─── INPUT ───
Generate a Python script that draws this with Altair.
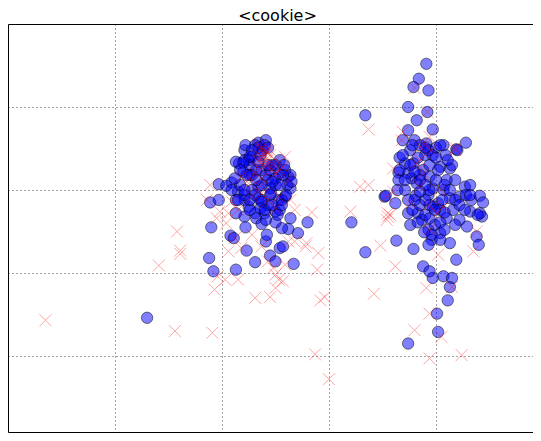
import altair as alt
import pandas as pd

title_text = ["<cookie>"]

# Blue circles (data units)
blue_x = [1.30, 1.90, 2.08, 1.88, 1.92, 2.13, 2.23, 2.31, 2.45, 2.50, 2.54, 2.57, 2.41, 2.42, 2.67,
          2.71, 2.80, 2.62, 2.56, 3.21, 3.34, 3.52,
          2.34, 2.41, 2.31, 2.16, 2.25, 2.28, 1.97, 2.09, 1.89, 1.97, 2.15, 2.21, 2.25, 2.34, 2.43,
          2.53, 2.62, 2.64, 2.59, 2.53, 2.46, 2.37, 2.31, 2.40, 2.50, 2.54, 2.21,
          2.20, 2.38, 2.47, 2.43, 2.13, 2.32, 2.64, 2.37, 2.22, 2.11, 2.04, 2.28, 2.37,
          2.21, 2.26, 2.32, 2.41, 2.50, 2.56, 2.45, 2.28, 2.21, 2.13, 2.36, 2.59, 2.64, 2.54, 2.21,
          2.13, 2.34, 2.41, 2.50, 2.26,
          2.20, 2.26, 2.34, 2.40, 2.36, 2.45, 2.50, 2.57, 2.61, 2.37, 2.31, 2.45, 2.56, 2.40, 2.26,
          2.17, 2.09, 2.23, 2.52, 2.43,
          2.22, 2.28, 2.43, 2.50, 2.54, 2.47, 2.32, 2.17, 2.12, 2.21, 2.37, 2.47, 2.60, 2.34, 2.26,
          2.15, 2.65, 2.58,
          3.91, 3.84, 3.79, 3.93, 3.34, 3.74, 3.82, 3.92, 3.97, 3.74, 3.69, 3.91, 3.85, 4.07, 4.19,
          4.28, 3.71, 3.65, 3.79, 3.88, 4.04, 4.13, 3.94, 3.82, 3.71, 3.77, 4.10, 4.18, 4.27, 3.53,
          3.62, 3.81, 3.93, 4.02, 4.13, 4.22, 4.33, 4.41, 4.44, 3.74, 3.83, 3.97, 4.04, 4.16, 4.32,
          4.43, 3.76, 3.87, 3.93, 3.99, 4.10, 4.29, 4.38, 4.40, 4.04, 4.13, 3.96, 3.63, 3.79, 4.19,
          3.88, 3.97, 3.94, 4.07, 4.15, 4.13, 4.11, 4.01, 4.02, 3.74,
          4.00, 3.90, 3.97, 3.85,
          3.76, 3.83, 3.93, 4.09, 3.85, 4.00, 4.07, 3.94, 3.90, 4.18, 4.04, 3.96, 3.89, 4.22, 3.74,
          3.66, 3.65, 4.15, 4.28, 4.41,
          3.80, 3.90, 3.97, 4.20, 3.76, 3.66, 3.85, 3.94, 4.08, 4.02, 3.90, 3.78, 3.94, 4.08, 4.32,
          4.39, 4.04, 3.93, 3.80, 3.69,
          3.78, 4.04, 4.11, 3.94, 3.80, 3.71, 3.90, 4.13, 4.22, 4.06, 3.83, 3.99, 4.18, 4.27, 3.74,
          3.64, 4.00, 3.85, 4.32, 4.08]
blue_y = [1.46, 2.55, 2.45, 2.18, 2.02, 2.04, 2.27, 2.13, 2.21, 2.14, 2.30, 2.32, 2.38, 2.46, 2.11,
          2.48, 2.61, 2.53, 2.54, 2.61, 2.25, 2.92,
          3.57, 3.60, 3.54, 3.32, 3.36, 3.40, 3.07, 3.09, 2.85, 2.88, 2.98, 2.88, 2.80, 3.04, 3.12,
          3.20, 3.16, 3.02, 2.92, 2.88, 2.96, 2.88, 2.72, 2.72, 2.74, 2.76, 2.68,
          3.22, 3.48, 3.30, 2.82, 2.72, 2.66, 2.66, 2.59, 2.55, 2.42, 3.05, 3.18, 3.24,
          3.48, 3.30, 3.24, 3.18, 3.06, 2.88, 3.02, 3.00, 2.94, 2.88, 2.78, 3.24, 3.18, 3.36, 3.36,
          3.34, 2.90, 2.64, 2.61, 3.18,
          3.33, 3.40, 3.51, 3.54, 3.42, 3.24, 3.14, 3.18, 3.06, 3.06, 2.94, 2.94, 2.82, 2.76, 2.76,
          3.06, 3.00, 3.18, 2.70, 3.30,
          3.54, 3.48, 3.51, 3.30, 3.06, 3.10, 3.12, 3.24, 3.14, 3.00, 2.86, 2.82, 2.94, 3.34, 2.88,
          2.88, 3.10, 3.30,
          4.52, 4.34, 4.24, 4.20, 3.90, 4.00, 3.84, 3.94, 3.73, 3.72, 3.60, 3.56, 3.54, 3.54, 3.49,
          3.57, 3.32, 3.21, 3.32, 3.24, 3.28, 3.26, 3.16, 3.08, 3.00, 3.14, 3.12, 3.12, 3.04, 2.93,
          2.84, 2.93, 2.94, 2.84, 2.90, 2.92, 2.88, 2.93, 2.85, 2.72, 2.72, 2.80, 2.76, 2.76, 2.74,
          2.68, 2.58, 2.64, 2.52, 2.58, 2.66, 2.56, 2.44, 2.34, 2.48, 2.36, 2.40, 2.39, 2.29, 2.16,
          2.08, 1.94, 2.02, 1.96, 1.94, 1.83, 1.67, 1.51, 1.29, 1.15,
          3.51, 3.42, 3.02, 2.82,
          3.48, 3.39, 3.48, 3.42, 3.18, 3.12, 3.00, 2.82, 2.70, 2.88, 2.61, 2.46, 2.49, 2.64, 3.20,
          3.39, 3.12, 3.30, 2.94, 2.72,
          3.60, 3.51, 3.42, 3.48, 3.30, 3.24, 3.12, 3.00, 3.06, 3.24, 2.88, 2.76, 2.66, 2.73, 2.94,
          2.70, 2.40, 2.34, 2.88, 3.42,
          3.54, 3.54, 3.36, 3.30, 3.22, 3.12, 3.06, 3.00, 2.82, 2.88, 2.61, 2.76, 2.58, 2.76, 2.88,
          3.00, 3.39, 2.98, 3.06, 2.52]

# Red crosses
red_x = [0.35, 1.58, 1.61, 1.61, 1.41, 1.56, 1.91, 1.96, 2.84, 2.79, 2.90, 2.89, 2.92, 2.96, 3.20,
         3.48, 3.42, 2.87, 3.00, 3.55, 1.95, 2.04, 2.15, 2.31, 2.45, 2.50, 2.53, 2.50, 2.57, 2.48,
         2.43, 2.68, 2.78, 2.12, 2.18, 2.28, 2.37, 2.06, 2.03, 2.59, 2.62, 1.93,
         2.37, 2.40, 2.43, 2.46, 2.50, 2.36, 2.31, 2.25, 2.18, 2.59, 2.57, 2.62, 1.89, 1.86, 1.98,
         2.09, 2.15, 2.28, 2.37, 2.43, 2.53, 2.64, 2.68, 2.06, 2.50, 2.36, 2.38, 2.41, 2.34, 2.45,
         2.34, 2.37, 2.41, 2.45, 2.37, 2.41, 2.47, 2.34, 2.26, 2.37, 2.50, 2.54,
         3.80, 3.92, 3.37, 3.69, 3.94, 3.68, 4.18, 3.85, 3.60, 3.82, 3.88, 3.37, 3.85, 3.60, 3.55,
         3.54, 3.57, 3.76, 4.01, 4.07, 3.94, 4.38, 4.35, 4.02, 3.62, 4.15, 3.91, 3.94, 3.80, 4.05,
         3.94, 4.24, 3.54, 3.29,
         3.90, 4.18, 3.96, 4.04, 3.85, 3.93]
red_y = [1.43, 2.50, 2.27, 2.23, 2.09, 1.30, 1.28, 1.96, 2.73, 2.36, 2.24, 2.04, 1.67, 1.71, 2.74,
         2.33, 1.75, 1.02, 0.72, 2.68, 2.66, 2.60, 1.92, 1.70, 1.71, 1.82, 1.92, 1.98, 1.90, 2.06,
         2.14, 2.38, 2.32, 2.42, 2.30, 2.46, 2.32, 2.26, 1.92, 2.10, 2.38, 1.80,
         3.48, 3.42, 3.36, 3.28, 3.20, 3.32, 3.20, 3.08, 3.16, 3.40, 3.28, 3.12, 3.06, 2.88, 2.74,
         2.86, 2.76, 2.92, 2.96, 2.88, 2.92, 2.88, 2.76, 2.72, 2.78, 3.04, 3.39, 3.46, 3.36, 3.48,
         3.54, 3.51, 3.48, 3.42, 3.36, 3.30, 3.24, 3.27, 3.14, 3.14, 3.36, 3.24,
         4.23, 3.94, 3.73, 3.70, 3.64, 3.60, 3.48, 3.52, 3.26, 3.32, 3.20, 3.06, 3.04, 2.98, 2.72,
         2.64, 2.70, 2.84, 2.72, 2.80, 2.52, 2.50, 2.26, 2.22, 2.08, 1.83, 1.82, 1.51, 1.31, 1.23,
         0.97, 1.01, 2.92, 3.04,
         3.54, 3.51, 3.48, 3.00, 3.36, 2.82]

grid_ticks = [1, 2, 3, 4]

blue_df = pd.DataFrame({"x": blue_x, "y": blue_y})
red_df = pd.DataFrame({"x": red_x, "y": red_y})
title_df = pd.DataFrame({"t": title_text})

# visible part of the axes (the reference is cropped at the right and bottom)
xs = alt.Scale(domain=[0, 4.907], nice=False, zero=False)
ys = alt.Scale(domain=[0.084, 5], nice=False, zero=False)

grid_style = dict(labels=False, ticks=False, title=None, grid=True,
                  gridColor="#444", gridDash=[1, 3], gridWidth=1, values=grid_ticks,
                  domain=True, domainColor="black", domainWidth=1)

blue = alt.Chart(blue_df).mark_circle(
    size=130, color="#0000ff", fillOpacity=0.5, stroke="black", strokeOpacity=0.5, strokeWidth=1
).encode(
    x=alt.X("x:Q", scale=xs, axis=alt.Axis(orient="bottom", **grid_style)),
    y=alt.Y("y:Q", scale=ys, axis=alt.Axis(orient="left", **grid_style)),
)

red = alt.Chart(red_df).mark_point(
    shape="M-1,-1L1,1M-1,1L1,-1", filled=False, stroke="#ff0000", strokeWidth=1,
    opacity=0.35, size=144
).encode(
    x=alt.X("x:Q", scale=xs, axis=alt.Axis(orient="top", labels=False, ticks=False, grid=False,
                                           title=None, domain=True, domainColor="black",
                                           domainWidth=1)),
    y=alt.Y("y:Q", scale=ys),
)

title = alt.Chart(title_df).mark_text(
    font="DejaVu Sans", fontSize=16, color="black", align="center", baseline="top"
).encode(
    text="t:N",
    x=alt.value(269.5),
    y=alt.value(-16),
)

chart = alt.layer(blue, red, title).resolve_axis(x="independent").properties(
    width=525,
    height=408,
    autosize=alt.AutoSizeParams(type="none"),
    padding={"left": 0, "top": 16, "right": 0, "bottom": 1},
).configure_view(
    stroke=None
)

chart.save("out.html", embed_options={"renderer": "svg", "actions": False})
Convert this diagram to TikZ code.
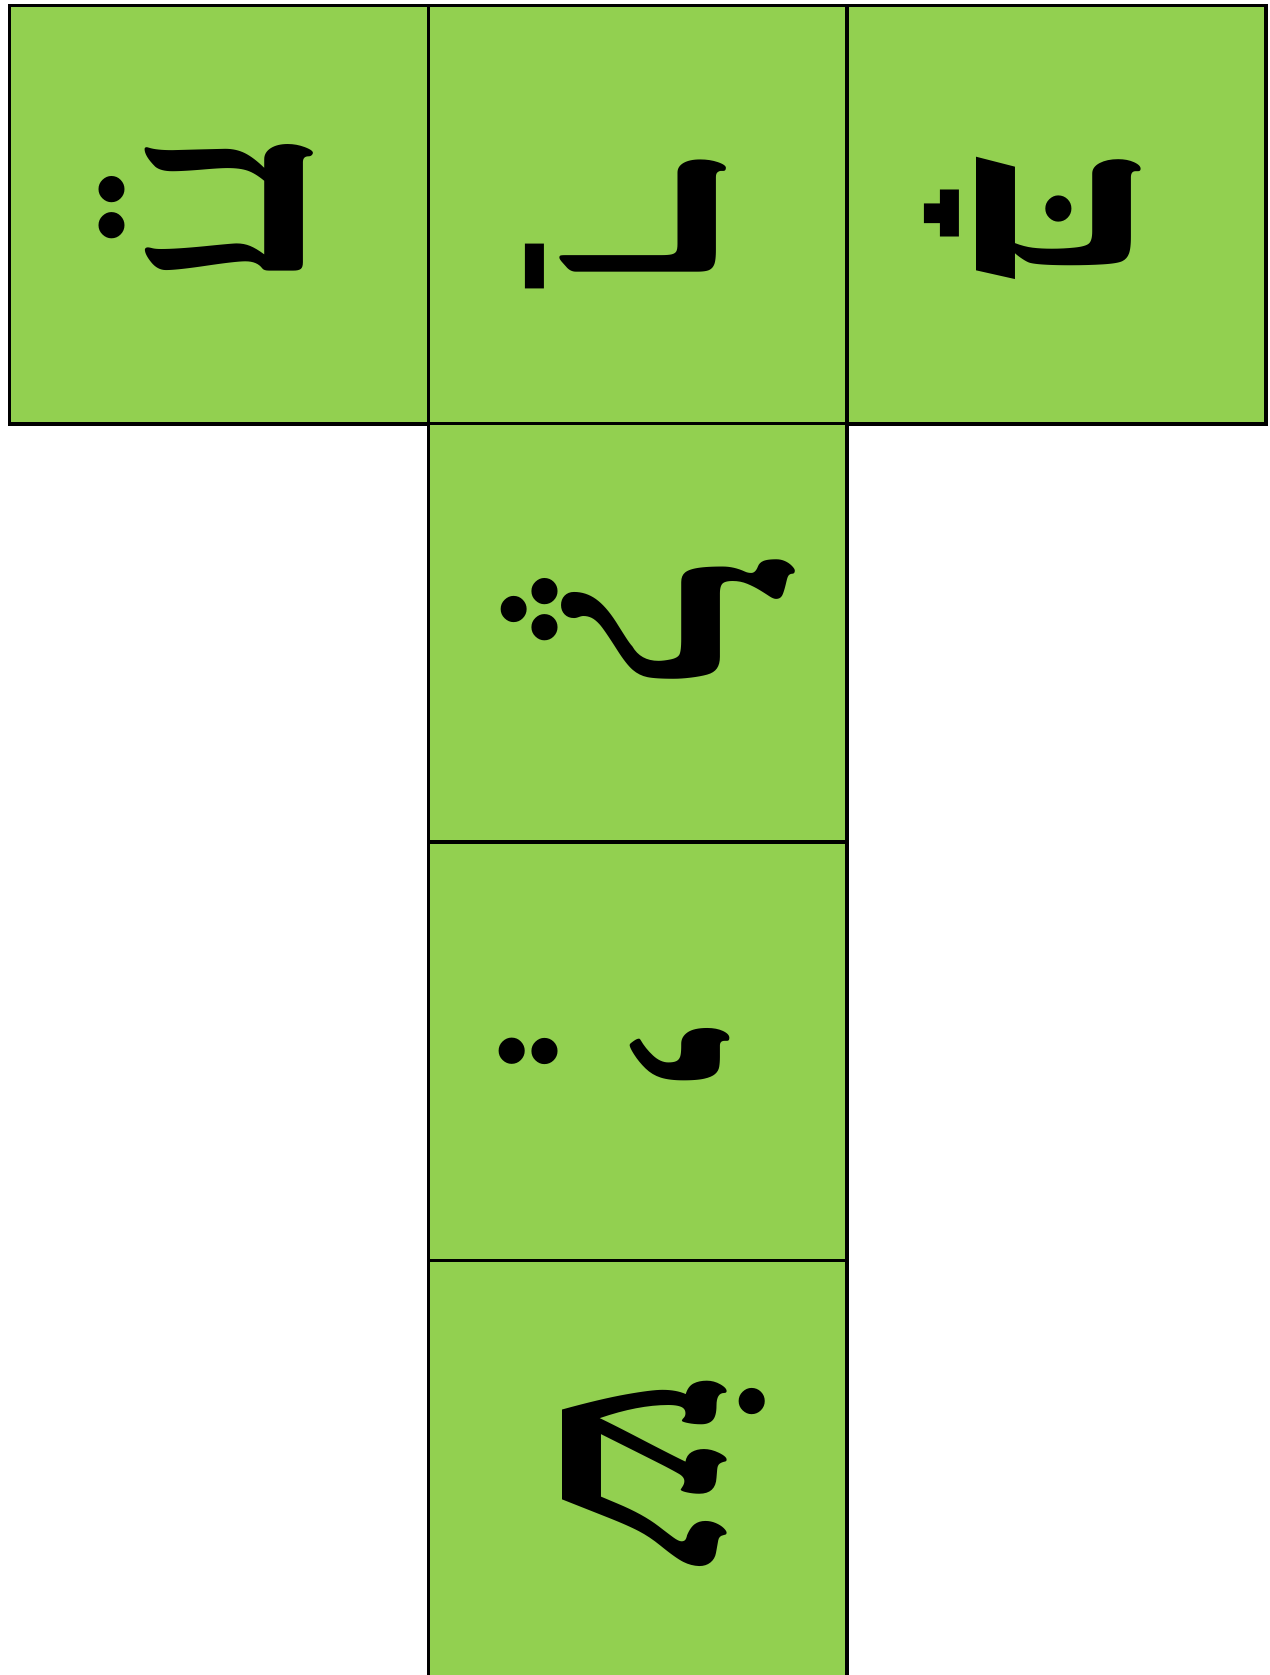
\documentclass[tikz,border=0pt]{standalone}
\usepackage{fontspec}
\TeXXeTstate=1
\newfontfamily\hebfont[Script=Hebrew]{Liberation Serif}
\definecolor{netgreen}{RGB}{146,208,80}
\begin{document}
\begin{tikzpicture}[x=0.5pt,y=-0.5pt,
  face/.style={rectangle,draw=black,line width=1.75pt,fill=netgreen,minimum size=209.35pt,inner sep=0pt},
  glyph/.style={anchor=base,rotate=-90,inner sep=0pt,font=\hebfont\bfseries\fontsize{140}{140}\selectfont}]
\useasboundingbox (0,0) rectangle (1269,1675);
\clip (0,0) rectangle (1269,1675);
\node[face] (f1) at (219,214.7) {};
\node[face] (f2) at (637.8,214.7) {};
\node[face] (f3) at (1056.4,214.7) {};
\node[face] (f4) at (637.8,632.9) {};
\node[face] (f5) at (637.8,1051.1) {};
\node[face] (f6) at (637.8,1469.8) {};
\node[glyph] (t1) at (148,208) {\beginR חֵ\endR};
\node[glyph] (t2) at (561,225.5) {\beginR רַ\endR};
\node[glyph] (t3) at (976,221) {\beginR בָּ\endR};
\node[glyph] (t4) at (565,628) {\beginR לֶ\endR};
\node[glyph] (t5) at (565,1058) {\beginR יְ\endR};
\node[glyph] (t6) at (562,1469.8) {\beginR שׂ\endR};
\end{tikzpicture}
\end{document}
───
◆ **EXERCISE GOAL**
Return all lines of the material above in which the word "this" occurs.

◆ **OUTPUT OF THE EXERCISE**
Generate a Python script that draws this with Altair.
Convert this diagram to TikZ code.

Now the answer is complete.